Milton, por seu lado, não resiste a introduzir no seu trabalho o verniz das
grandes orquestrações, típico da “maneira de fazer” americana. Regressado a um
Brasil então prenhe de mudanças sociais e políticas, grava “Clube da Esquina”
(1972), prenunciando a obra-prima que o lançaria como embaixador da música
brasileira no mundo: o duplo álbum “Milagre dos Peixes”, editado em 1973, com a
colaboração do grupo “Som Imaginário”, do qual faziam parte, entre outros,
Wagner Tiso e Nivaldo Ornelas. Nele, Milton, “porta-voz de todos quantos não
têm possibilidade de se expressarem”, canta “os sonhos, as esperanças,
angústias e frustrações do povo, a sua coragem e a sua força”. O suficiente
para a censura lhe proibir as letras. Mais permissiva, a América das patacas
abre-lhe definitivamente as portas. “Native Dancer”, com o saxofonista Wayne
Shorter, junta num discurso jazzístico a luminosidade da voz à negritude do
sertão.
Acredita que “há um modo, ainda, de
dizer a verdade: com o violão”, doa a quem doer: a verdade da Natureza
destruída pelo homem, a verdade do negro exilado e humilhado, a verdade do
ódio, a verdade do amor”. “A arte é o caminho da liberdade” – afirma, com a convicção
lúcida da “Sentinela” que guarda os caminhos do mundo. Em “Missa dos
Quilombos”, álbum de 1980, gravado ao vivo na igreja de Nossa Senhora Mãe dos
Homens, em Minas Gerais, celebra a morte e a ressurreição do povo negro,
comparando-as à Paixão de Cristo.
O seu empenhamento político, ao lado
da oposição contra o autoritarismo vigente, está bem patente nas obras “Paixão
e Fé” (1985) e “Encontros e Despedidas” (1986) e na canção “Coração de
Estudante”, transformada em hino do “Movimento para a democracia”. Tempo de
luta, prosseguindo em “Barca dos Amantes” ao lado de outro resistente, o
português Sérgio Godinho.
“Yauraté” (1987) assinala o apelo
irresistível da selva amazónica e o abraçar de uma causa vital para o futuro do
planeta. Participação especial de Paul Simon que retribui, convidando Milton
para as festividades de “Rhythm of the Saints”. Finalmente, em 1989, “Txai” e a
viagem coletiva ao “coração da luz”, subida do rio Jurua até à nescente e à
música primordial dos índios Waipai, Kayapo e Surui. Reencontro com a pureza
edénica de quem “se expressa através de tudo o que faz e não sabe fingir” – “eu
cantava para eles e eles cantavam para mim.

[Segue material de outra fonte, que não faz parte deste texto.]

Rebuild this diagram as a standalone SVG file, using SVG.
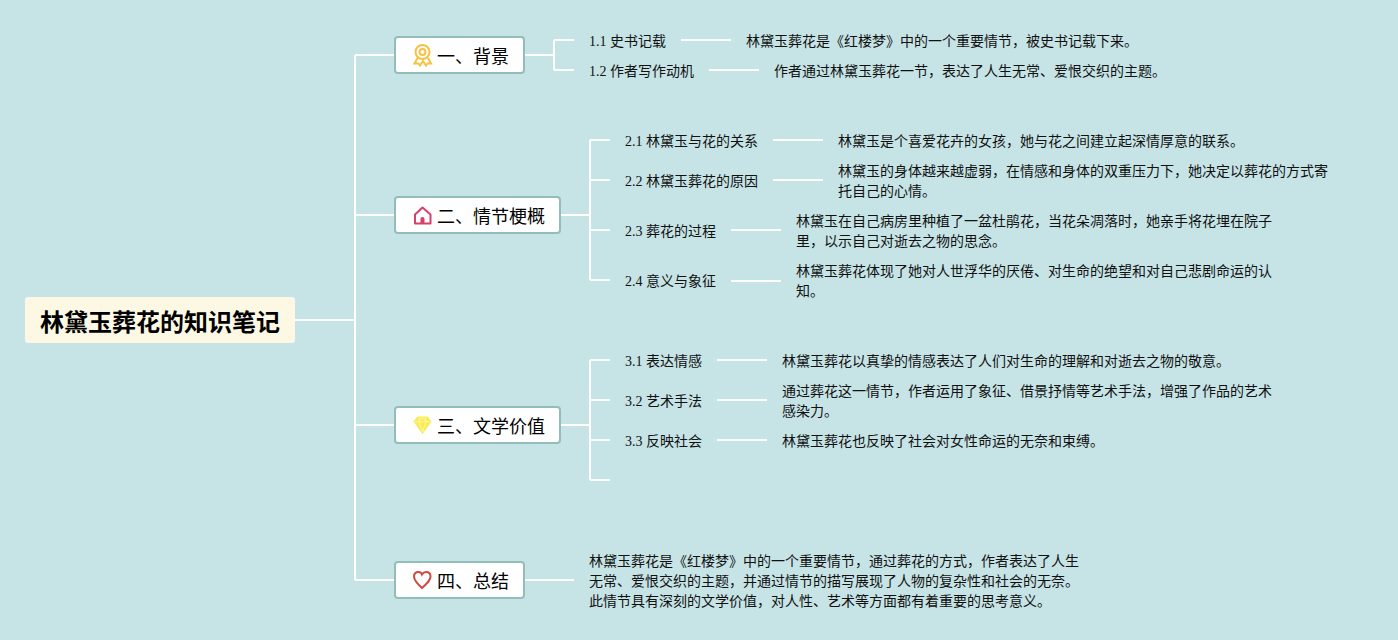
<svg xmlns="http://www.w3.org/2000/svg" width="1398" height="640" viewBox="0 0 1398 640">
<style>
text{font-family:"Liberation Serif","Noto Sans CJK SC",serif;font-size:14px;fill:#111}
.t{font-size:18px;fill:#000}
.r{font-family:"Noto Sans CJK SC",sans-serif;font-size:24px;font-weight:700;fill:#000}
.b{fill:#fff;stroke:#93bdb8;stroke-width:2}
.c{fill:none;stroke:#fff;stroke-width:2}
</style>
<rect width="1398" height="640" fill="#c6e4e6"/>
<g id="connectors" class="c">
<path d="M295 320H355M355 55V580M355 55H394M355 215H394M355 425H394M355 580H394"/>
<path d="M525 55H554M554 40V70M554 40H574M554 70H574"/>
<path d="M681 40H731M709 70H759"/>
<path d="M561 215H590M590 140V280M590 140H610M590 180H610M590 230H610M590 280H610"/>
<path d="M773 140H823M773 180H823M731 230H781M731 281H781"/>
<path d="M561 425H590M590 360V480M590 360H610M590 400H610M590 440H610M590 480H610"/>
<path d="M717 360H767M717 400H767M717 440H767"/>
<path d="M525 580H574"/>
</g>
<g id="root"><rect x="25" y="297" width="270" height="46" rx="3" fill="#fdf8e4"/><text class="r" x="40" y="331">林黛玉葬花的知识笔记</text></g>
<g id="n1"><rect class="b" x="395" y="37" width="129" height="36" rx="3"/>
<g fill="none" stroke="#f5c242" stroke-width="2"><circle cx="422.500" cy="52" r="7"/><circle cx="422.500" cy="52" r="3"/><path d="M417.500 58L414.500 63.500L418.500 63.500L420 65.500L423 61L426 65.500L427.500 63.500L431 63.500L428 58"/></g>
<text class="t" x="437" y="63">一、背景</text></g>
<g id="n2"><rect class="b" x="395" y="197" width="165" height="36" rx="3"/>
<path d="M415 214.500L422.500 207.500L430.500 214.500V223.500H415Z" fill="none" stroke="#d8406a" stroke-width="2" stroke-linejoin="round"/><path d="M420.500 223.500V219A2 2 0 0 1 424.500 219V223.500Z" fill="#d8406a"/>
<text class="t" x="437" y="223">二、情节梗概</text></g>
<g id="n3"><rect class="b" x="395" y="407" width="165" height="36" rx="3"/>
<path d="M417.500 417H427.500L431 421.500L422.500 433.500L414 421.500Z" fill="#f8ec50" stroke="#f8ec50"/><path d="M414.500 421.800H430.500M419 421.800L422.500 432M426 421.800L422.500 432M419.500 417.500L419 421.800L422.500 417.500L426 421.800L425.500 417.500" fill="none" stroke="#fff7a8" stroke-width="0.900"/>
<text class="t" x="437" y="433">三、文学价值</text></g>
<g id="n4"><rect class="b" x="395" y="562" width="129" height="36" rx="3"/>
<path d="M422 588C417 583.500 414 580.500 414 576.500C414 573.500 416 572 418.500 572C420 572 421.500 573 422 574.500C423 573 424.500 572 426 572C428.500 572 430.500 573.500 430.500 576.500C430.500 580.500 427 583.500 422 588Z" fill="none" stroke="#cf4a3f" stroke-width="2"/>
<text class="t" x="437" y="588">四、总结</text></g>
<g id="n11"><text x="589" y="46">1.1 史书记载</text></g>
<g id="n11d"><text x="746" y="46">林黛玉葬花是《红楼梦》中的一个重要情节，被史书记载下来。</text></g>
<g id="n12"><text x="589" y="76">1.2 作者写作动机</text></g>
<g id="n12d"><text x="774" y="76">作者通过林黛玉葬花一节，表达了人生无常、爱恨交织的主题。</text></g>
<g id="n21"><text x="625" y="146">2.1 林黛玉与花的关系</text></g>
<g id="n21d"><text x="838" y="146">林黛玉是个喜爱花卉的女孩，她与花之间建立起深情厚意的联系。</text></g>
<g id="n22"><text x="625" y="186">2.2 林黛玉葬花的原因</text></g>
<g id="n22d"><text x="838" y="176">林黛玉的身体越来越虚弱，在情感和身体的双重压力下，她决定以葬花的方式寄</text><text x="838" y="196">托自己的心情。</text></g>
<g id="n23"><text x="625" y="236">2.3 葬花的过程</text></g>
<g id="n23d"><text x="796" y="226">林黛玉在自己病房里种植了一盆杜鹃花，当花朵凋落时，她亲手将花埋在院子</text><text x="796" y="246">里，以示自己对逝去之物的思念。</text></g>
<g id="n24"><text x="625" y="286">2.4 意义与象征</text></g>
<g id="n24d"><text x="796" y="276">林黛玉葬花体现了她对人世浮华的厌倦、对生命的绝望和对自己悲剧命运的认</text><text x="796" y="296">知。</text></g>
<g id="n31"><text x="625" y="366">3.1 表达情感</text></g>
<g id="n31d"><text x="782" y="366">林黛玉葬花以真挚的情感表达了人们对生命的理解和对逝去之物的敬意。</text></g>
<g id="n32"><text x="625" y="406">3.2 艺术手法</text></g>
<g id="n32d"><text x="782" y="396">通过葬花这一情节，作者运用了象征、借景抒情等艺术手法，增强了作品的艺术</text><text x="782" y="416">感染力。</text></g>
<g id="n33"><text x="625" y="446">3.3 反映社会</text></g>
<g id="n33d"><text x="782" y="446">林黛玉葬花也反映了社会对女性命运的无奈和束缚。</text></g>
<g id="n41"><text x="589" y="566">林黛玉葬花是《红楼梦》中的一个重要情节，通过葬花的方式，作者表达了人生</text><text x="589" y="586">无常、爱恨交织的主题，并通过情节的描写展现了人物的复杂性和社会的无奈。</text><text x="589" y="606">此情节具有深刻的文学价值，对人性、艺术等方面都有着重要的思考意义。</text></g>
</svg>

As crianças falavam com a lua e com
as estrelas e nós tínhamos de formular os nossos desejos”. O de Milton
Nascimento passa por devolver ao mundo a “humanidade perdida”.
Milton traz consigo ao Coliseu de
Lisboa: Ronaldo Silva (percussão), Robertinho Silva (bateria), Vanderlei Silva
(percussão), Túlio Mourão (teclados) e João Baptista (baixo).